5.2      You must look to the particular body function which was impaired.

5.3      You must look to the extent of the impairment.

5.4      You must look to the length of time the impairment lasted.

5.5      What treatment was required to correct the impairment.

5.6      Any other relevant factors.

Under Michigan law, a person who suffers an injury of short duration and who is able to return to full or nearly full activities after a limited period of time cannot recover for non-economic damages.

See Washington v. Baxter, 719 A.2d 733 (1998), adopting Michigan definition from DiFranco v. Pickard, 398 N.W. 2d 896 (1986) and see Long v. Mejia, 896 A.2d 596 (Pa. Super 2006); Graham v. Campo, 990 A.2d 9, 16 (Pa. Super. 2010), appeal denied, 609 Pa. 703, 16 A.2d 504 (2011).

  1. Pedestrians. A limited tort election does not apply to pedestrians.  L.S. v. Eschbach, 874 A.2d 1150 (Pa. 2005).  Minor child, whose mother had elected limited tort option, was walking across the street when struck by vehicle.  Section 1705 does not apply to pedestrians and minor child’s right of recovery is not restricted by limited tort election.

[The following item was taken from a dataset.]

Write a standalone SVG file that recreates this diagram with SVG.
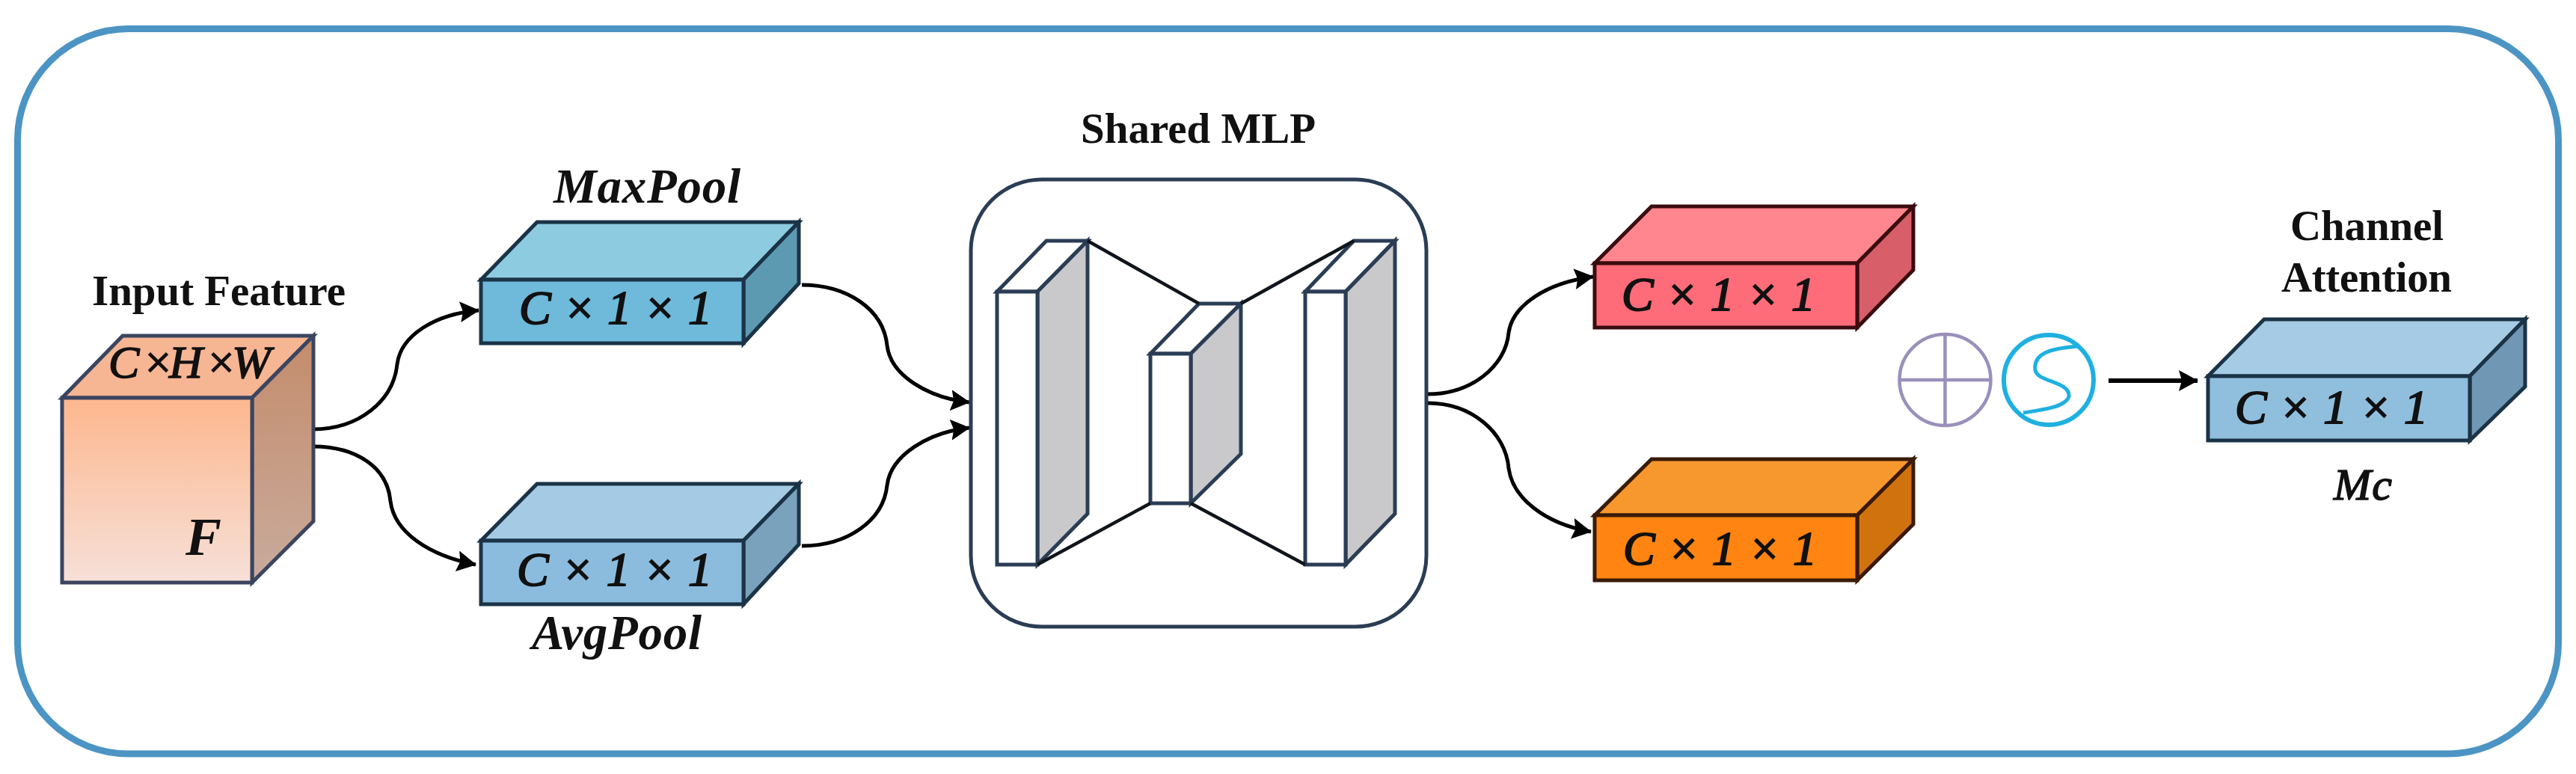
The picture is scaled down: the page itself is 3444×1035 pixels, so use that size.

  1. Jury Information. The jury should not be informed of the plaintiff’s election of limited tort and that the election resulted in lower premiums.  Price v. Guy, 735 A.2d 668 (1999)


  1. Summary Judgment. The threshold determination as to whether a “serious injury” has been suffered is not to be made routinely by a trial court judge but rather left to the jury unless reasonable minds could not differ on the issue of whether a serious injury had been sustained.  The factors to be considered in determining if a claimed injury is “serious” are:


(1)  the extent of the impairment;

(2)  the length of time the impairment lasted;

(3)  the treatment required to correct the impairment; and

(4)  any other relevant factors.


The focus is not on the injuries themselves, but on how the injuries affected a particular body function.  The impairment need not be permanent.  Summary judgment was improperly granted to insurance company where claimant had shown that she was diagnosed with no less than eight (8) ailments, which her treating physician stated to a reasonable degree of medical certainty were a direct result of the accident.  The claimant described at length how her daily life had changed because of the pain she has and continues to endure.  Medical treatment was not continued because the claimant did not have health care insurance.  Cadena v. Latch, 78 A.3d 636 (Pa. Super. 2013).

Definitive objective medical opinion identifying the cause of injured party’s pain is not necessary to overcome motion for summary judgment.  Wilson v. Fisher, 21 Lyc. 1 (1999).  Plaintiff, seeking noneconomic damages for “serious injury” introduced evidence that he continued to seek treatment and medication for back injury since accident; however, there was evidence of no “disc herniation or significant disc disease.”